Strive to build safety into your company culture, your company’s policies and procedures, and into the products that you sell to your customers. 


Consult CPSC’s Handbook for Manufacturing Safer Consumer Products for further guidance and best practices.


Ask questions of CPSC’s Small Business Ombudsman if you have further questions about CPSC product safety requirements and your product.  


CPSC staff is committed to providing its business stakeholders with accurate, timely, and useful guidance.  If you have further suggestions about how we could do better (or have located an error), please contact us.

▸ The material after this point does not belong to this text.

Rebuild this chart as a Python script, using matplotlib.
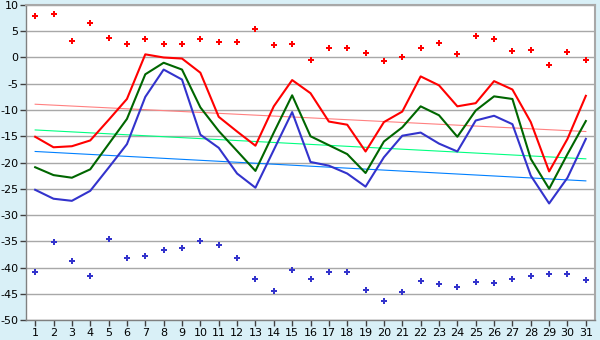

This document has been prepared for general informational purposes only.  This communication contains an interpretation by CPSC staff and is based solely on the information currently available to the staff and the enforcement posture the CPSC staff currently has in effect. The interpretation could be changed if the facts change, and could be changed or superseded by the Commission. This communication does not, and is not intended to, constitute legal advice and has not been reviewed or approved by the Commission, and does not necessarily represent their views.  This overview is not intended to replace or supersede any sections of federal law. 

In the case of any discrepancies between this overview and federal law, federal law will supersede this overview.  The Ombudsman does not serve as an office of legal notice for the agency nor does the Ombudsman address matters already in litigation.  The Ombudsman has no authority to delay any statutory, regulatory, or other CPSC deadlines, or make decisions or legal determinations for the CPSC.  Any views expressed in this communication may be changed or superseded by the Commission.

[1] Carter’s 10Cs is one of many supply evaluation models available.  The 10 Cs are:

  1. Competency.
  2. Capacity.
  3. Commitment.
  4. Control.
  5. Cash.
  6. Cost.
  7. Consistency.
  8. Culture.
  9. Clean.
  10. Communication.

'The Journal of Purchasing and Supply Management,' Carter, R., 'The Seven C's of Supplier Evaluation,' 44-46, © Elsevier (1995).